“Gut Microbiome & Autoantigens”
PI: Eran Segal, PhD
Weizmann Institute of Science
Dr. Eran Segal (PhD), Principal Investigator of the Segal Lab at Weizmann Institute in Israel, is leading a project exploring the potential gut microbiota-immune system interaction in ME/CFS. Working with Thomas Vogel (PhD), a postgraduate in his research group, Dr. Segal is using a multidisciplinary approach that combines novel experimental approaches and unbiased machine learning algorithms. In line with an autoimmunity hypothesis of the disease, the researchers will comprehensively examine the role of antibodies (the humoral adaptive immune response) against autoantigens and microbiota in ME/CFS patients and healthy controls.
Major Ramsay goals fulfilled:
✓ Bringing new researchers into the field. The Ramsay Awards enabled Dr. Segal, an expert computational biologist, to initiate original research into ME/CFS.
Watch an interim update from Dr. Segal here
Read an interview with Dr. Segal and Dr. Vogel here
Learn more about Dr. Segal’s development of personalized medicine approaches that combine human genetics, the microbiome, and nutrition in a TEDx talk here
Read the research team’s study abstract below:
Patients with ME/CFS (myalgic encephalomyelitis/chronic fatigue syndrome) experience a lingering fatigue that can drastically impair their social and work life. The cause(s) and exact disease mechanism(s) still remain elusive. Several directions are currently investigated, ranging from biological processes involved in energy production (e.g. metabolism and mitochondrial dysfunction) to neuroendocrinological aspects (e.g. hormone signaling).
Also, a pronounced involvement of the immune system and inflammation in ME/CFS has been proposed. Some evidence is even pointing towards autoimmunity, as ME/CFS is associated with the autoimmune diseases hypothyroidism and Sjögren’s syndrome. The immune system is crucial for the protection against pathogens such as bacteria and viruses. Yet, failure to discriminate between pathogens (non-self) and cells of the human body (self) can result in autoimmunity. Also, immune reactions against non-pathogenic (commensal or symbiotic) microorganisms can be a driving factor in autoimmune diseases (e.g. inflammatory bowel disease; Crohn’s disease). Treatment with Rituximab has elicited positive responses in the majority of ME/CFS patients in clinical trials, underlining an autoimmune aspect of ME/CFS. The monoclonal antibody Rituximab is specifically targeting the depletion of antibody producing B cells and routinely used for the treatment of lymphomas as well as autoimmune diseases (e.g. rheumatoid arthritis). The beneficial effect of Rituximab on autoimmune diseases is due to the depletion of autoantibody producing B cells. As Rituximab treatment alleviates ME/CFS in a considerable subset of patients, (auto) antibodies are believed to represent at least a contributing disease mechanism. Yet, it is currently unknown which (auto) antigens are targeted or to which extent the antibody repertoires between ME/CFS patients and healthy controls overlap.

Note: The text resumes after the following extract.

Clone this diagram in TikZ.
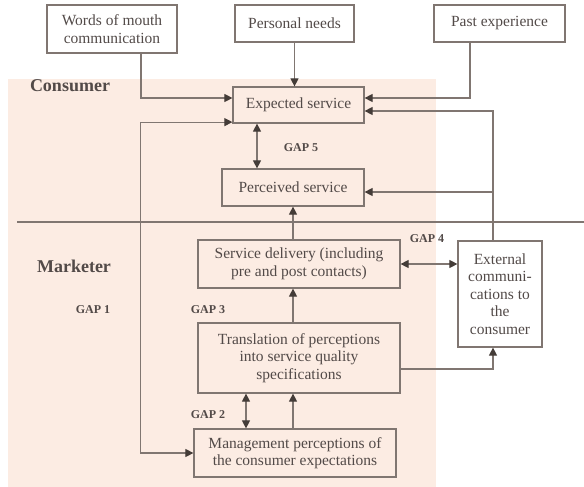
\documentclass[tikz,border=0pt]{standalone}
\usepackage{fontspec}
\setmainfont{Liberation Serif}
\usetikzlibrary{arrows.meta}
\definecolor{peach}{RGB}{252,236,227}
\definecolor{txtgray}{RGB}{82,74,72}
\definecolor{linegray}{RGB}{128,118,113}
\definecolor{tipgray}{RGB}{68,60,56}

\begin{document}
\begin{tikzpicture}[x=1pt,y=-1pt,>={Triangle[length=8pt,width=8pt,color=tipgray]},
  every node/.style={font=\fontsize{15.5}{17.5}\selectfont, text=txtgray},
  box/.style={draw=linegray, line width=1.2pt, inner sep=0pt, align=center},
  gaplabel/.style={font=\fontsize{12}{14}\selectfont\bfseries},
  sidelabel/.style={font=\fontsize{18}{20}\selectfont\bfseries},
  link/.style={draw=linegray, line width=1.1pt}]
  \useasboundingbox (0,0) rectangle (584,487);
  % Consumer side background and divider
  \fill[peach] (8,79) rectangle (436,487);
  \draw[linegray, line width=1.1pt] (17,222) -- (584,222);

  % Boxes
  \node[box, minimum width=130pt, minimum height=48pt] (words) at (112,29) {Words of mouth\\communication};
  \node[box, minimum width=119pt, minimum height=37pt] (needs) at (294.5,23.5) {Personal needs};
  \node[box, minimum width=131pt, minimum height=37pt] (past) at (499.5,23.5) {Past experience};
  \node[box, minimum width=131pt, minimum height=36pt] (exp) at (298.5,105) {Expected service};
  \node[box, minimum width=142pt, minimum height=37pt] (perc) at (293,187.5) {Perceived service};
  \node[box, minimum width=202pt, minimum height=48pt] (deliv) at (299,264) {Service delivery (including\\pre and post contacts)};
  \node[box, minimum width=202pt, minimum height=70pt] (trans) at (299,358) {Translation of perceptions\\into service quality\\specifications};
  \node[box, minimum width=202pt, minimum height=48pt] (mgmt) at (295,453) {Management perceptions of\\the consumer expectations};
  \node[box, minimum width=84pt, minimum height=106pt] (ext) at (500,294) {External\\communi-\\cations to\\the\\consumer};

  % Labels
  \node[sidelabel] (consumer) at (70,86) {Consumer};
  \node[sidelabel] (marketer) at (74,266) {Marketer};
  \node[gaplabel] (gap1) at (93,310) {GAP 1};
  \node[gaplabel] (gap2) at (208,415) {GAP 2};
  \node[gaplabel] (gap3) at (208,310) {GAP 3};
  \node[gaplabel] (gap4) at (427,239) {GAP 4};
  \node[gaplabel] (gap5) at (301,148) {GAP 5};

  % Inputs to expected service
  \draw[link,->] ([xshift=29pt]words.south) |- ([yshift=7pt]exp.west);
  \draw[link,->] (needs.south) -- (needs.south |- exp.north);
  \draw[link,->] ([xshift=-29.5pt]past.south) |- ([yshift=7pt]exp.east);
  \draw[link,->] ([xshift=-7pt]ext.north) |- ([yshift=-6pt]exp.east);
  \draw[link,->] ([xshift=-7pt]ext.north) |- ([yshift=-4.5pt]perc.east);

  % Gaps
  \draw[link,<->] ([yshift=1.5pt]exp.south west) -- ++(-92,0) |- (mgmt.west);
  \draw[link,<->] ([xshift=-41.5pt]exp.south) -- ([xshift=-41.5pt]exp.south |- perc.north);
  \draw[link,<->] ([xshift=-49pt]mgmt.north) -- ([xshift=-49pt]mgmt.north |- trans.south);
  \draw[link,<->] (deliv.east) -- (deliv.east -| ext.west);

  % Marketer flow
  \draw[link,->] ([xshift=-2pt]mgmt.north) -- ([xshift=-2pt]mgmt.north |- trans.south);
  \draw[link,->] ([xshift=-6pt]trans.north) -- ([xshift=-6pt]deliv.south);
  \draw[link,->] (perc.south |- deliv.north) -- (perc.south);
  \draw[link,->] ([yshift=-11pt]trans.east) -| ([xshift=-7pt]ext.south);
\end{tikzpicture}
\end{document}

Aside of this autoimmunological aspect, a dysbiosis of the gut microbiota in ME/CFS patients has been reported, in line with intestinal symptoms experienced by many ME/CFS patients.
In fact, humans are meta-organisms that maintain a diverse population of microorganisms on their barrier surfaces (such as the gut), collectively named the microbiota. The microbiota has co-evolved with its host over millennia and provides a range of benefits related to digestion, production of nutrients, detoxification, and protection against pathogens and regulation of the immune system. The intestinal microbiota is composed of 10 to the power of 13 to 14 microorganisms, with at least 100-times as many genes as in the human genome, termed the microbiome.
The microbiota is also engaged in a dynamic interaction with the innate and adaptive immune system, affecting different aspects of its development and function. When one or more steps in this fine “cross-talk” fail, autoimmune or auto-inflammatory diseases may occur. Despite concrete evidence pointing towards an involvement of autoimmunity and microbiota dysbiosis in ME/CFS, the exact mechanism (e.g. which antigens are recognized) and an interplay between the microbiota and immune system have not been systematically investigated yet.
Here, we propose a novel and broad approach to comprehensively study the role of antibodies against (1) autoantigens and (2) the microbiota in ME/CFS patients (compared to healthy controls). We believe that a combination of directed evolution approaches with next generation sequencing technology can serve as a powerful tool to test complex ME/CFS samples in a few simple steps. Especially, as only small amounts of patients’ blood samples are required, which can be collected in a simple and non-invasive way. In addition to gaining insights on disease mechanism(s) in ME/CFS, the identified (auto-) antigens may as well be used as potent markers for reliable diagnosis of ME/CFS.